### Information shown ###

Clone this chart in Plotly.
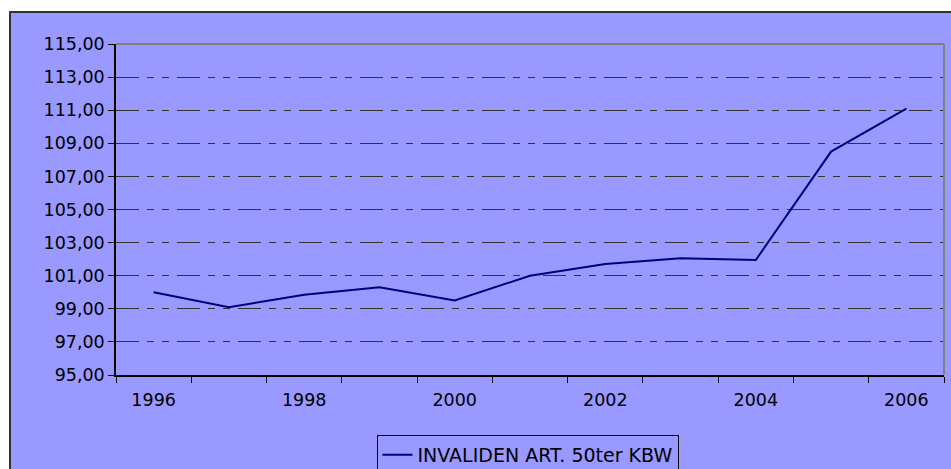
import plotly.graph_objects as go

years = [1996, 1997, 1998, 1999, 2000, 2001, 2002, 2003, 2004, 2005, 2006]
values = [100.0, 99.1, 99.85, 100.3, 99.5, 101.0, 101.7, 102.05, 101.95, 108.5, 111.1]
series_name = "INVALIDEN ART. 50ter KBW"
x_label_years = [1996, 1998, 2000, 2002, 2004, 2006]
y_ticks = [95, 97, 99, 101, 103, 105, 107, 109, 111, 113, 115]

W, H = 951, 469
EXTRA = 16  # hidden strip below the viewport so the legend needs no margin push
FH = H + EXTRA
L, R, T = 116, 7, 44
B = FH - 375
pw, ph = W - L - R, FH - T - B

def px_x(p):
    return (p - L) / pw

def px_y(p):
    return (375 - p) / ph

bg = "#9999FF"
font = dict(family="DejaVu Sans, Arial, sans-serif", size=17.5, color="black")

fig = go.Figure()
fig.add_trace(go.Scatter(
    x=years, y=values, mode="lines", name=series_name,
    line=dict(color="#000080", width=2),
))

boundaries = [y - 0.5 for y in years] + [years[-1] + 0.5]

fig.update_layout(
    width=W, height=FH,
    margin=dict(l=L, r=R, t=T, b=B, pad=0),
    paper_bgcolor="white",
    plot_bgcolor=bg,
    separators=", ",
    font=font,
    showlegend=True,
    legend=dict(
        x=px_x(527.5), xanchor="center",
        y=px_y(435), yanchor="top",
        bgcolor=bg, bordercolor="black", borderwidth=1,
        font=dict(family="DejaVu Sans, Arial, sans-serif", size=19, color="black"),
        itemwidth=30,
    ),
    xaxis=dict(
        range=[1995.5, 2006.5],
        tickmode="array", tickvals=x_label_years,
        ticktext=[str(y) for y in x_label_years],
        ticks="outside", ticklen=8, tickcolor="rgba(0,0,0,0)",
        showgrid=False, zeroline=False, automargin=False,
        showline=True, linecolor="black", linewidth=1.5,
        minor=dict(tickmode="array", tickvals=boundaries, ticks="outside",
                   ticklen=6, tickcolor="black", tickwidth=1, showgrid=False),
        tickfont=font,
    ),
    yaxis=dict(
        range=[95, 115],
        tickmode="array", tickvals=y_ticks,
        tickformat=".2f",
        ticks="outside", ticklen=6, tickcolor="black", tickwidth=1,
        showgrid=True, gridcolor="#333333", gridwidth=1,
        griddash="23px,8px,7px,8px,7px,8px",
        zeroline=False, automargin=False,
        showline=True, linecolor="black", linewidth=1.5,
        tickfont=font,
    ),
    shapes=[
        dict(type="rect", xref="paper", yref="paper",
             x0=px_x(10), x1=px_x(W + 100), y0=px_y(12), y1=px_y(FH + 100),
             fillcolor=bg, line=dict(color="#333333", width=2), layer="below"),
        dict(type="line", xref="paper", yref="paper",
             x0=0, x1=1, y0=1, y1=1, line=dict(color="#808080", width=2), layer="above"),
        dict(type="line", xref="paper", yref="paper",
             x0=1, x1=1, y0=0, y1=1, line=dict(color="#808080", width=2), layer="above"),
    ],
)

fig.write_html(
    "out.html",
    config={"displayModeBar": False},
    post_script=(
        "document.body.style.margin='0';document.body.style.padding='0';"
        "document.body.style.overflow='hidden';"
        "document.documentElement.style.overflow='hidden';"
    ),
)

###

◆ Work to be completed ◆
Leaving out the pictures, repeat the data above exactly.

◆ Full answer ◆
Clone this chart in Plotly.
import plotly.graph_objects as go

years = [1996, 1997, 1998, 1999, 2000, 2001, 2002, 2003, 2004, 2005, 2006]
values = [100.0, 99.1, 99.85, 100.3, 99.5, 101.0, 101.7, 102.05, 101.95, 108.5, 111.1]
series_name = "INVALIDEN ART. 50ter KBW"
x_label_years = [1996, 1998, 2000, 2002, 2004, 2006]
y_ticks = [95, 97, 99, 101, 103, 105, 107, 109, 111, 113, 115]

W, H = 951, 469
EXTRA = 16  # hidden strip below the viewport so the legend needs no margin push
FH = H + EXTRA
L, R, T = 116, 7, 44
B = FH - 375
pw, ph = W - L - R, FH - T - B

def px_x(p):
    return (p - L) / pw

def px_y(p):
    return (375 - p) / ph

bg = "#9999FF"
font = dict(family="DejaVu Sans, Arial, sans-serif", size=17.5, color="black")

fig = go.Figure()
fig.add_trace(go.Scatter(
    x=years, y=values, mode="lines", name=series_name,
    line=dict(color="#000080", width=2),
))

boundaries = [y - 0.5 for y in years] + [years[-1] + 0.5]

fig.update_layout(
    width=W, height=FH,
    margin=dict(l=L, r=R, t=T, b=B, pad=0),
    paper_bgcolor="white",
    plot_bgcolor=bg,
    separators=", ",
    font=font,
    showlegend=True,
    legend=dict(
        x=px_x(527.5), xanchor="center",
        y=px_y(435), yanchor="top",
        bgcolor=bg, bordercolor="black", borderwidth=1,
        font=dict(family="DejaVu Sans, Arial, sans-serif", size=19, color="black"),
        itemwidth=30,
    ),
    xaxis=dict(
        range=[1995.5, 2006.5],
        tickmode="array", tickvals=x_label_years,
        ticktext=[str(y) for y in x_label_years],
        ticks="outside", ticklen=8, tickcolor="rgba(0,0,0,0)",
        showgrid=False, zeroline=False, automargin=False,
        showline=True, linecolor="black", linewidth=1.5,
        minor=dict(tickmode="array", tickvals=boundaries, ticks="outside",
                   ticklen=6, tickcolor="black", tickwidth=1, showgrid=False),
        tickfont=font,
    ),
    yaxis=dict(
        range=[95, 115],
        tickmode="array", tickvals=y_ticks,
        tickformat=".2f",
        ticks="outside", ticklen=6, tickcolor="black", tickwidth=1,
        showgrid=True, gridcolor="#333333", gridwidth=1,
        griddash="23px,8px,7px,8px,7px,8px",
        zeroline=False, automargin=False,
        showline=True, linecolor="black", linewidth=1.5,
        tickfont=font,
    ),
    shapes=[
        dict(type="rect", xref="paper", yref="paper",
             x0=px_x(10), x1=px_x(W + 100), y0=px_y(12), y1=px_y(FH + 100),
             fillcolor=bg, line=dict(color="#333333", width=2), layer="below"),
        dict(type="line", xref="paper", yref="paper",
             x0=0, x1=1, y0=1, y1=1, line=dict(color="#808080", width=2), layer="above"),
        dict(type="line", xref="paper", yref="paper",
             x0=1, x1=1, y0=0, y1=1, line=dict(color="#808080", width=2), layer="above"),
    ],
)

fig.write_html(
    "out.html",
    config={"displayModeBar": False},
    post_script=(
        "document.body.style.margin='0';document.body.style.padding='0';"
        "document.body.style.overflow='hidden';"
        "document.documentElement.style.overflow='hidden';"
    ),
)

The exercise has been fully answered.